--- START Material ---

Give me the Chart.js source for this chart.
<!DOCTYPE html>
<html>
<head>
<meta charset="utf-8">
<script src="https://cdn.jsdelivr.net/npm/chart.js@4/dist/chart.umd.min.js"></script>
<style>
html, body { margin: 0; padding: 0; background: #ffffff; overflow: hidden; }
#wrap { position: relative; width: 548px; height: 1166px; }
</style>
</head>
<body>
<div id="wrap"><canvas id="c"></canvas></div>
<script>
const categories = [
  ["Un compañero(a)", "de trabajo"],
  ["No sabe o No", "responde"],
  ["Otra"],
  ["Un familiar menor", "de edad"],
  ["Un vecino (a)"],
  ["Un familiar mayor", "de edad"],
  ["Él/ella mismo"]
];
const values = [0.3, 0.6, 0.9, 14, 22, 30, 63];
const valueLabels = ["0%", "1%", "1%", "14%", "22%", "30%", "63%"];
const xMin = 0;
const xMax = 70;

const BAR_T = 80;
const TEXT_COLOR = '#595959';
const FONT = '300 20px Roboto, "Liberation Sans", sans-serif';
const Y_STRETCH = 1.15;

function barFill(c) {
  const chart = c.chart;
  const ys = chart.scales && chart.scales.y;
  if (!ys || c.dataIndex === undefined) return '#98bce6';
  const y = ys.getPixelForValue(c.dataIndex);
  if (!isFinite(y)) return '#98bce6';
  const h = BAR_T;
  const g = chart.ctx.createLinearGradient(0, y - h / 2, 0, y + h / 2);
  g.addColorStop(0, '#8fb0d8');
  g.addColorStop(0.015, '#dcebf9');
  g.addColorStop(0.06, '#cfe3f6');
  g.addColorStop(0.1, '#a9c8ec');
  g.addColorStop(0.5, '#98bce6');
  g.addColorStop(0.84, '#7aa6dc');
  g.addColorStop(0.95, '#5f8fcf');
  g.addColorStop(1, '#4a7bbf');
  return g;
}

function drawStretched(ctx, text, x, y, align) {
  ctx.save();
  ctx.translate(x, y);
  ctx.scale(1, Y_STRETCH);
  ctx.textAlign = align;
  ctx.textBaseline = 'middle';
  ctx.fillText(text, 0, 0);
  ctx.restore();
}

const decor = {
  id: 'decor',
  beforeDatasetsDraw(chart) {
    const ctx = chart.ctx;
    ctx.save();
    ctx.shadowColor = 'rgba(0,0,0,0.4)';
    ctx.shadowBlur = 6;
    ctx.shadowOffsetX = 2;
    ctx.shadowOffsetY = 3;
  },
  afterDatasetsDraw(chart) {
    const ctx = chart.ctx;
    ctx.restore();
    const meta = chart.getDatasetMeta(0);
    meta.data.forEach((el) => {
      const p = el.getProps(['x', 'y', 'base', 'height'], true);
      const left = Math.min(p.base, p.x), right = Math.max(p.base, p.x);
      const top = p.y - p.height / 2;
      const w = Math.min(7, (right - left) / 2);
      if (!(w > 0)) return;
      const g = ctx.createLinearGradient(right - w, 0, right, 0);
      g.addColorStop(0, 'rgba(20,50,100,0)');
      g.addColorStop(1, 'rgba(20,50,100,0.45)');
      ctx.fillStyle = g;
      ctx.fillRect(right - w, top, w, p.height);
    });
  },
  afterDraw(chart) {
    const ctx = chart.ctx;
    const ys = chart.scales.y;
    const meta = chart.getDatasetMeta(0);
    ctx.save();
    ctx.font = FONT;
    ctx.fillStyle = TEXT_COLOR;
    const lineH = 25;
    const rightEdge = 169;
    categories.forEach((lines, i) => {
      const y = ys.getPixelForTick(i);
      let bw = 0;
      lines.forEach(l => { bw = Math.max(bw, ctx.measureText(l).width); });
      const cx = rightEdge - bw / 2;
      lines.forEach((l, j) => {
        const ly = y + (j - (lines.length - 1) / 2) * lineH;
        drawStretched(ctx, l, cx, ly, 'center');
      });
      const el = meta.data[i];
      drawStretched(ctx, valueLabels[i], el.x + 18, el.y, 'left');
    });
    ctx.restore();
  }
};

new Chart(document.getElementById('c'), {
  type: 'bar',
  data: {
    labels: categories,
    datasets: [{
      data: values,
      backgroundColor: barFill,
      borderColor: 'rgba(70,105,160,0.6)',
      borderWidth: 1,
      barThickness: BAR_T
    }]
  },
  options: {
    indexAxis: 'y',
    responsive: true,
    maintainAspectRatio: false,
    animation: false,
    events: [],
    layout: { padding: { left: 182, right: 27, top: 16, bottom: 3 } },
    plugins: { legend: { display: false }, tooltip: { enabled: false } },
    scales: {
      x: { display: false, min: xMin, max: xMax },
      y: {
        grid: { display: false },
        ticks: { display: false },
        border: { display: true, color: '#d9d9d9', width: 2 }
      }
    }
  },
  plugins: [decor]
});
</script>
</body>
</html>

--- END Material ---

◆ **Instructions to follow**
Repeat the listing in full, keeping every line exactly as it is.

◆ **Correct result**
Give me the Chart.js source for this chart.
<!DOCTYPE html>
<html>
<head>
<meta charset="utf-8">
<script src="https://cdn.jsdelivr.net/npm/chart.js@4/dist/chart.umd.min.js"></script>
<style>
html, body { margin: 0; padding: 0; background: #ffffff; overflow: hidden; }
#wrap { position: relative; width: 548px; height: 1166px; }
</style>
</head>
<body>
<div id="wrap"><canvas id="c"></canvas></div>
<script>
const categories = [
  ["Un compañero(a)", "de trabajo"],
  ["No sabe o No", "responde"],
  ["Otra"],
  ["Un familiar menor", "de edad"],
  ["Un vecino (a)"],
  ["Un familiar mayor", "de edad"],
  ["Él/ella mismo"]
];
const values = [0.3, 0.6, 0.9, 14, 22, 30, 63];
const valueLabels = ["0%", "1%", "1%", "14%", "22%", "30%", "63%"];
const xMin = 0;
const xMax = 70;

const BAR_T = 80;
const TEXT_COLOR = '#595959';
const FONT = '300 20px Roboto, "Liberation Sans", sans-serif';
const Y_STRETCH = 1.15;

function barFill(c) {
  const chart = c.chart;
  const ys = chart.scales && chart.scales.y;
  if (!ys || c.dataIndex === undefined) return '#98bce6';
  const y = ys.getPixelForValue(c.dataIndex);
  if (!isFinite(y)) return '#98bce6';
  const h = BAR_T;
  const g = chart.ctx.createLinearGradient(0, y - h / 2, 0, y + h / 2);
  g.addColorStop(0, '#8fb0d8');
  g.addColorStop(0.015, '#dcebf9');
  g.addColorStop(0.06, '#cfe3f6');
  g.addColorStop(0.1, '#a9c8ec');
  g.addColorStop(0.5, '#98bce6');
  g.addColorStop(0.84, '#7aa6dc');
  g.addColorStop(0.95, '#5f8fcf');
  g.addColorStop(1, '#4a7bbf');
  return g;
}

function drawStretched(ctx, text, x, y, align) {
  ctx.save();
  ctx.translate(x, y);
  ctx.scale(1, Y_STRETCH);
  ctx.textAlign = align;
  ctx.textBaseline = 'middle';
  ctx.fillText(text, 0, 0);
  ctx.restore();
}

const decor = {
  id: 'decor',
  beforeDatasetsDraw(chart) {
    const ctx = chart.ctx;
    ctx.save();
    ctx.shadowColor = 'rgba(0,0,0,0.4)';
    ctx.shadowBlur = 6;
    ctx.shadowOffsetX = 2;
    ctx.shadowOffsetY = 3;
  },
  afterDatasetsDraw(chart) {
    const ctx = chart.ctx;
    ctx.restore();
    const meta = chart.getDatasetMeta(0);
    meta.data.forEach((el) => {
      const p = el.getProps(['x', 'y', 'base', 'height'], true);
      const left = Math.min(p.base, p.x), right = Math.max(p.base, p.x);
      const top = p.y - p.height / 2;
      const w = Math.min(7, (right - left) / 2);
      if (!(w > 0)) return;
      const g = ctx.createLinearGradient(right - w, 0, right, 0);
      g.addColorStop(0, 'rgba(20,50,100,0)');
      g.addColorStop(1, 'rgba(20,50,100,0.45)');
      ctx.fillStyle = g;
      ctx.fillRect(right - w, top, w, p.height);
    });
  },
  afterDraw(chart) {
    const ctx = chart.ctx;
    const ys = chart.scales.y;
    const meta = chart.getDatasetMeta(0);
    ctx.save();
    ctx.font = FONT;
    ctx.fillStyle = TEXT_COLOR;
    const lineH = 25;
    const rightEdge = 169;
    categories.forEach((lines, i) => {
      const y = ys.getPixelForTick(i);
      let bw = 0;
      lines.forEach(l => { bw = Math.max(bw, ctx.measureText(l).width); });
      const cx = rightEdge - bw / 2;
      lines.forEach((l, j) => {
        const ly = y + (j - (lines.length - 1) / 2) * lineH;
        drawStretched(ctx, l, cx, ly, 'center');
      });
      const el = meta.data[i];
      drawStretched(ctx, valueLabels[i], el.x + 18, el.y, 'left');
    });
    ctx.restore();
  }
};

new Chart(document.getElementById('c'), {
  type: 'bar',
  data: {
    labels: categories,
    datasets: [{
      data: values,
      backgroundColor: barFill,
      borderColor: 'rgba(70,105,160,0.6)',
      borderWidth: 1,
      barThickness: BAR_T
    }]
  },
  options: {
    indexAxis: 'y',
    responsive: true,
    maintainAspectRatio: false,
    animation: false,
    events: [],
    layout: { padding: { left: 182, right: 27, top: 16, bottom: 3 } },
    plugins: { legend: { display: false }, tooltip: { enabled: false } },
    scales: {
      x: { display: false, min: xMin, max: xMax },
      y: {
        grid: { display: false },
        ticks: { display: false },
        border: { display: true, color: '#d9d9d9', width: 2 }
      }
    }
  },
  plugins: [decor]
});
</script>
</body>
</html>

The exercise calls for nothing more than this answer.